Bet On These 3 Stocks To Outperform In 2016

Fueled by strong economic tailwinds specific just to their sector, these stocks will move higher for years to come. And, unaffected by the same fears that hold a tight grip on the market right now, are low-volatility plays to earn solid returns in 2016.

The stock market has gotten more volatile as of late as investors soaked in the ramifications of a weak jobs report the previous Friday. Although this likely takes a Fed rate hike off the table in June and most probably in July, the pace of job growth has definitely seen a significant deceleration over the past few months and the economy is no longer close to producing the 200,000 monthly jobs we have averaged over the past two years. This is certainly going to be fodder for the upcoming presidential election and more importantly does not bode well for economic growth.

In addition, investors started to focus on global growth concerns once again as both the European and Japanese central banks have decided to swim into uncharted territory with negative interest rate policies. One perverse effect of these initiatives is a flood of investors into the high yield. Relatively that is, of the ten-year treasury bond; ironic because the ten-year bond now trades at a two-year low. This is hardly what the Federal Reserve envisioned late in 2015 when they forecasted they would raise interest rates four times in 2016 by a quarter point, a view that has since been dropped.
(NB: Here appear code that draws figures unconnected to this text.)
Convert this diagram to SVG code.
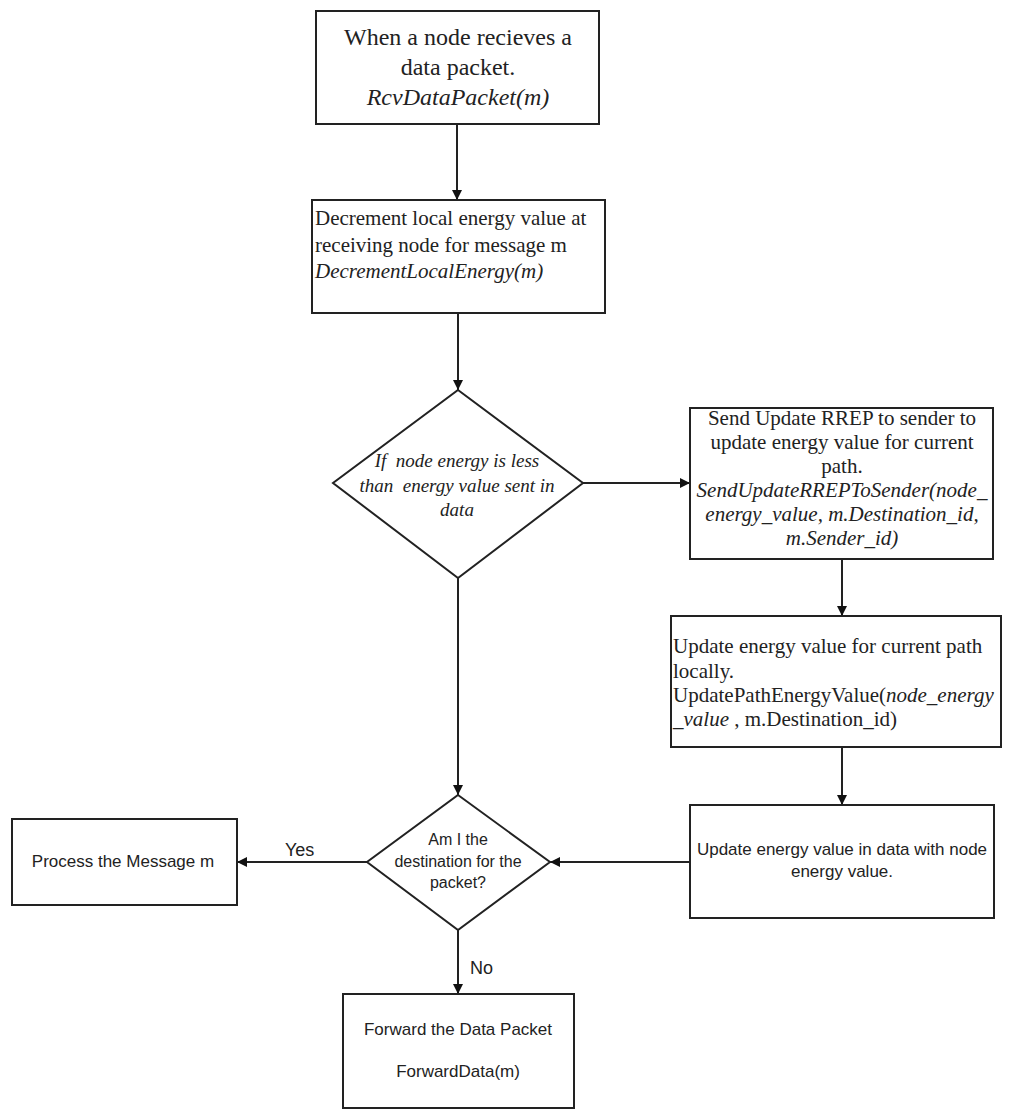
<svg xmlns="http://www.w3.org/2000/svg" width="1024" height="1119" viewBox="0 0 1024 1119">
<defs>
<marker id="ah" viewBox="0 0 10 10" refX="10" refY="5" markerWidth="10" markerHeight="10" markerUnits="userSpaceOnUse" orient="auto">
<path d="M0,0 L10,5 L0,10 z" fill="#111"/>
</marker>
<style>
.box{fill:#fff;stroke:#222;stroke-width:2}
.con{fill:none;stroke:#222;stroke-width:2;marker-end:url(#ah)}
.tr{font-family:"Liberation Serif","Times New Roman",serif;fill:#222}
.ar{font-family:"Liberation Sans",Arial,sans-serif;fill:#222}
.it{font-style:italic}
</style>
</defs>
<rect width="1024" height="1119" fill="#fff"/>
<g id="connectors">
<line class="con" x1="457" y1="124" x2="457" y2="200"/>
<line class="con" x1="458" y1="313" x2="458" y2="390"/>
<line class="con" x1="583" y1="483" x2="690" y2="483"/>
<line class="con" x1="842" y1="559" x2="842" y2="616"/>
<line class="con" x1="842" y1="747" x2="842" y2="805"/>
<line class="con" x1="690" y1="862" x2="550" y2="862"/>
<line class="con" x1="458" y1="578" x2="458" y2="795"/>
<line class="con" x1="367" y1="862" x2="237" y2="862"/>
<line class="con" x1="458" y1="930" x2="458" y2="994"/>
<text class="ar" x="285" y="856" font-size="18">Yes</text>
<text class="ar" x="470" y="974" font-size="18">No</text>
</g>
<g id="start">
<rect class="box" x="316" y="11" width="283" height="113"/>
<text class="tr" text-anchor="middle" font-size="24"><tspan x="458" y="45">When a node recieves a</tspan><tspan x="458" y="75">data packet.</tspan><tspan class="it" x="458" y="105">RcvDataPacket(m)</tspan></text>
</g>
<g id="decrement">
<rect class="box" x="312" y="200" width="293" height="113"/>
<text class="tr" font-size="21"><tspan x="315" y="225">Decrement local energy value at</tspan><tspan x="315" y="252">receiving node for message m</tspan><tspan class="it" x="315" y="278">DecrementLocalEnergy(m)</tspan></text>
</g>
<g id="energyCheck">
<polygon class="box" points="458,390 583,483 458,578 333,483"/>
<text class="tr it" text-anchor="middle" font-size="19" xml:space="preserve"><tspan x="457" y="467">If  node energy is less</tspan><tspan x="457" y="492">than  energy value sent in</tspan><tspan x="457" y="516">data</tspan></text>
</g>
<g id="sendUpdate">
<rect class="box" x="690" y="408" width="303" height="151"/>
<text class="tr" text-anchor="middle" font-size="21"><tspan x="842" y="425">Send Update RREP to sender to</tspan><tspan x="842" y="449">update energy value for current</tspan><tspan x="842" y="473">path.</tspan><tspan class="it" x="842" y="497">SendUpdateRREPToSender(node_</tspan><tspan class="it" x="842" y="521">energy_value, m.Destination_id,</tspan><tspan class="it" x="842" y="545">m.Sender_id)</tspan></text>
</g>
<g id="updateLocal">
<rect class="box" x="671" y="616" width="330" height="131"/>
<text class="tr" font-size="21"><tspan x="673" y="653">Update energy value for current path</tspan><tspan x="673" y="678">locally.</tspan><tspan x="673" y="702">UpdatePathEnergyValue(<tspan class="it">node_energy</tspan></tspan><tspan x="673" y="726"><tspan class="it">_value</tspan> , m.Destination_id)</tspan></text>
</g>
<g id="updateData">
<rect class="box" x="690" y="805" width="304" height="113"/>
<text class="ar" text-anchor="middle" font-size="17"><tspan x="842" y="855">Update energy value in data with node</tspan><tspan x="842" y="877">energy value.</tspan></text>
</g>
<g id="destCheck">
<polygon class="box" points="458,795 550,862 458,930 367,862"/>
<text class="ar" text-anchor="middle" font-size="16"><tspan x="458" y="845">Am I the</tspan><tspan x="458" y="867">destination for the</tspan><tspan x="458" y="888">packet?</tspan></text>
</g>
<g id="process">
<rect class="box" x="12" y="819" width="225" height="86"/>
<text class="ar" text-anchor="middle" font-size="17" x="123" y="867">Process the Message m</text>
</g>
<g id="forward">
<rect class="box" x="343" y="994" width="231" height="114"/>
<text class="ar" text-anchor="middle" font-size="17"><tspan x="458" y="1035">Forward the Data Packet</tspan><tspan x="458" y="1077">ForwardData(m)</tspan></text>
</g>
</svg>
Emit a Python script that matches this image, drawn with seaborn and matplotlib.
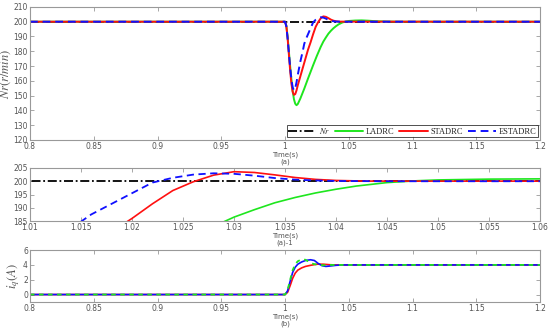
import numpy as np
import pandas as pd
import matplotlib
matplotlib.use("Agg")
import matplotlib.pyplot as plt
import seaborn as sns

# -------------------------
# data
# -------------------------
t_nr = [0.8, 1.2]
nr_ref = [200, 200]

t_lad = [0.8, 1.0, 1.001, 1.002, 1.003, 1.004, 1.005, 1.006, 1.007, 1.008, 1.009, 1.010,
         1.012, 1.015, 1.018, 1.020, 1.022, 1.025, 1.028, 1.030, 1.032, 1.034, 1.036,
         1.038, 1.040, 1.042, 1.045, 1.048, 1.050, 1.055, 1.060, 1.065, 1.070, 1.080, 1.090, 1.2]
n_lad = [200, 200, 197.5, 190, 180, 170, 161, 153, 147.5, 144.5, 143.5, 144.3,
         148, 154.5, 161.5, 166, 170.5, 177, 183, 186.5, 189.3, 191.9, 193.9,
         195.6, 197, 198.2, 199.5, 200.2, 200.5, 200.8, 200.9, 200.7, 200.4, 200.1, 200, 200]

t_st = [0.8, 1.0, 1.001, 1.002, 1.003, 1.004, 1.005, 1.006, 1.007, 1.008, 1.009, 1.010,
        1.012, 1.014, 1.016, 1.018, 1.020, 1.022, 1.024, 1.026, 1.028, 1.030, 1.032,
        1.034, 1.036, 1.038, 1.040, 1.043, 1.2]
n_st = [200, 200, 197, 189, 178, 167, 158, 152.5, 150.5, 151, 153.5, 157,
        163, 169, 175, 181, 186, 191.5, 196.5, 199.8, 202.3, 203.6, 203.3,
        202.4, 201.4, 200.7, 200.3, 200.05, 200]

t_est = [0.8, 1.0, 1.001, 1.002, 1.003, 1.004, 1.005, 1.006, 1.007, 1.008, 1.009, 1.010,
         1.012, 1.014, 1.015, 1.016, 1.018, 1.020, 1.022, 1.024, 1.026, 1.028, 1.030,
         1.032, 1.034, 1.036, 1.038, 1.040, 1.045, 1.2]
n_est = [200, 200, 197, 189, 179, 169, 161, 155.5, 153.5, 155, 159, 164,
         173, 180.5, 184.8, 187.5, 191.5, 195.5, 199.5, 201.3, 202.5, 203, 202.8,
         202.1, 201.2, 200.6, 200.3, 200.1, 200, 200]

# iq curves
t_iq_st = [0.8, 1.0, 1.002, 1.004, 1.006, 1.008, 1.010, 1.013, 1.016, 1.020, 1.025, 1.030, 1.035, 1.040, 1.2]
iq_st = [0, 0, 0.3, 1.2, 2.2, 2.9, 3.3, 3.6, 3.8, 3.95, 4.1, 4.1, 4.03, 4.0, 4.0]

t_iq_est = [0.8, 1.0, 1.002, 1.004, 1.006, 1.008, 1.010, 1.013, 1.016, 1.020, 1.023, 1.026,
            1.029, 1.032, 1.035, 1.040, 1.045, 1.2]
iq_est = [0, 0, 0.5, 1.8, 3.0, 3.7, 4.1, 4.4, 4.6, 4.7, 4.6, 4.2, 3.9, 3.8, 3.85, 3.95, 4.0, 4.0]

t_iq_lad = [0.8, 1.0, 1.002, 1.004, 1.006, 1.008, 1.010, 1.013, 1.016, 1.019, 1.022, 1.026,
            1.030, 1.035, 1.2]
iq_lad = [0, 0, 0.6, 2.0, 3.3, 4.1, 4.5, 4.75, 4.7, 4.4, 4.15, 4.0, 3.95, 4.0, 4.0]

# -------------------------
# style
# -------------------------
sns.set_style("ticks")
plt.rcParams['font.family'] = ['DejaVu Sans']
plt.rcParams['mathtext.fontset'] = 'stix'
grey = '#555555'
spine_c = '#999999'

fig = plt.figure(figsize=(5.5, 3.3), dpi=100)
ax1 = fig.add_axes([0.0545, 0.576, 0.9275, 0.403])
ax2 = fig.add_axes([0.0545, 0.330, 0.9275, 0.161])
ax3 = fig.add_axes([0.0545, 0.085, 0.9275, 0.157])


def style_ax(ax):
    for s in ax.spines.values():
        s.set_color(spine_c)
        s.set_linewidth(0.8)
    ax.tick_params(direction='in', top=True, right=True, labelsize=5.5,
                   colors=spine_c, labelcolor=grey, length=3, width=0.6, pad=1.5)


def set_time_label(ax, tag):
    ax.set_xlabel('Time(s)\n' + tag, fontsize=5, color=grey, labelpad=0.5, linespacing=1.05)


# -------------------------
# (a)
# -------------------------
sns.lineplot(x=t_nr, y=nr_ref, ax=ax1, color='black', linestyle=(0, (5, 1.5, 1, 1.5)), lw=1.3, label='$Nr$')
sns.lineplot(x=t_lad, y=n_lad, ax=ax1, color='#1ee61e', lw=1.4, label='LADRC')
sns.lineplot(x=t_st, y=n_st, ax=ax1, color='#ff1010', lw=1.4, label='STADRC')
sns.lineplot(x=t_est, y=n_est, ax=ax1, color='#1010ff', linestyle=(0, (4, 2.5)), lw=1.4, label='ESTADRC')
ax1.set_xlim(0.8, 1.2)
ax1.set_ylim(120, 210)
ax1.set_xticks([0.8, 0.85, 0.9, 0.95, 1.0, 1.05, 1.1, 1.15, 1.2])
ax1.set_xticklabels(['0.8', '0.85', '0.9', '0.95', '1', '1.05', '1.1', '1.15', '1.2'])
ax1.set_yticks(range(120, 211, 10))
ax1.set_ylabel('$Nr(r/min)$', fontsize=9, color=grey, labelpad=0)
set_time_label(ax1, '(a)')
style_ax(ax1)
leg = ax1.legend(loc='lower right', ncol=4, frameon=True, fancybox=False,
                 edgecolor='black', handlelength=3.4, columnspacing=0.6, handletextpad=0.3,
                 borderpad=0.15, borderaxespad=0.3, prop={'family': 'Liberation Serif', 'size': 6})
leg.get_frame().set_linewidth(0.6)

# -------------------------
# (a)-1 zoom
# -------------------------
sns.lineplot(x=t_nr, y=nr_ref, ax=ax2, color='black', linestyle=(0, (5, 1.5, 1, 1.5)), lw=1.3)
sns.lineplot(x=t_lad, y=n_lad, ax=ax2, color='#1ee61e', lw=1.2)
sns.lineplot(x=t_st, y=n_st, ax=ax2, color='#ff1010', lw=1.2)
sns.lineplot(x=t_est, y=n_est, ax=ax2, color='#1010ff', linestyle=(0, (4, 2.5)), lw=1.3)
ax2.set_xlim(1.01, 1.06)
ax2.set_ylim(185, 205)
ax2.set_xticks([1.01, 1.015, 1.02, 1.025, 1.03, 1.035, 1.04, 1.045, 1.05, 1.055, 1.06])
ax2.set_xticklabels(['1.01', '1.015', '1.02', '1.025', '1.03', '1.035', '1.04', '1.045', '1.05', '1.055', '1.06'])
ax2.set_yticks([185, 190, 195, 200, 205])
set_time_label(ax2, '(a)-1')
style_ax(ax2)

# -------------------------
# (b) iq
# -------------------------
sns.lineplot(x=t_iq_st, y=iq_st, ax=ax3, color='#ff1010', lw=1.2)
sns.lineplot(x=t_iq_est, y=iq_est, ax=ax3, color='#1010ff', lw=1.2)
sns.lineplot(x=t_iq_lad, y=iq_lad, ax=ax3, color='#1ee61e', linestyle=(0, (2.5, 2.5)), lw=1.3)
ax3.set_xlim(0.8, 1.2)
ax3.set_ylim(-1, 6)
ax3.set_xticks([0.8, 0.85, 0.9, 0.95, 1.0, 1.05, 1.1, 1.15, 1.2])
ax3.set_xticklabels(['0.8', '0.85', '0.9', '0.95', '1', '1.05', '1.1', '1.15', '1.2'])
ax3.set_yticks([0, 2, 4, 6])
ax3.set_ylabel('$i_q(A)$', fontsize=9, color=grey, labelpad=1)
set_time_label(ax3, '(b)')
style_ax(ax3)

fig.savefig('out.png', dpi=100)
It could be a challenging few weeks as the U.K. goes to the polls on June 23rd to decide whether to stay or leave the European Union. Since this referendum was first proposed, it had been assumed that the vote would be to “stay” in the EU. The “stay” vote has consistently been about 10 points ahead of the “leave” vote for most of 2016. However, the latest polls show the “leave” vote now leading the “stay” faction.

It appears this vote is now a 50/50 proposition. A leave decision will have negative consequences for global currency and equity markets, which investors had been ignoring until the last few days in the market. This is just one more tailwind to the stock market rally that has been impressive since the equity indices fell sharply to begin the year.

My outlook remains unchanged and I believe the overall market will end the year flat or slightly down, a repeat of its performance in 2015. That does not mean pockets of investable strength do not exist within the market. One of these pockets is in housing. Housing starts posted their strongest levels in 2015 since 2007. Even so, they were down substantially from the annual average of the past three decades. In addition, household formation now exceeds pre-financial crisis levels.

Household-Formation

Combined with historically low interest rates and slowly loosening mortgage credit underwriting standards this should mean years of solid growth in the housing market barring an unforeseen recession. The easiest way to play this developing trend would be to buy a homebuilder ETF. The most popular of these seems to be the SPDR Homebuilders ETF (NYSE: XHB). However, about 40% of its holdings are actually retail stocks tied to homebuilding activity such as Home Depot (NYSE: HD) and Restoration Hardware (NYSE: RH) which recently cratered due to poor results.

A purer play among the ETFs is the iShares US Home Construction (NYSE: ITB) which has a much higher percentage allocation to homebuilders like giants Lennar (NYSE: LEN) and D.R. Horton (NYSE: DHI) as would be my preferred picks among the ETF.

LGIH

However, I would rather play this space by using targeted investments in some of the more attractive plays among the individual home builder stocks. Homebuilders have also shown some good strength recently. My favorite home building stock remains LGI Homes (Nasdaq: LGIH). Home closings at this fast growing Texas-based builder are up 35% so far this year from the same period a year ago as the company rapidly expands outside its home turf in the Lone Star State. LGI Homes now has 56 active housing communities as it targets high-growth states such as Colorado and Virginia to expands its geographical footprint.

TPH

TRI Pointe Homes (NYSE: TPH) is another homebuilder I like and hold here. It is a top ten player by volume and the stock has shown strength recently as it has moved up some 10% over the last month even as the overall market has stayed relatively flat. Earnings should be relatively flat or slightly up this year but should move up some 15% in FY2017 on a 10% increase in revenues. The stock is a solid value here at under 10 times trailing earnings.

TMHC

Turning to a homebuilder with a better current growth trajectory, we end with Taylor Morrison Home (Nasdaq: TMHC) which also has been strong of late posting a 15% gain over the last month of trading. Earnings should be up some 20% in both FY2016 and FY2017 on revenue gains in the mid-teens over the next couple of years. Given these growth projections, the stock is undervalued at just over nine times this year’s profits.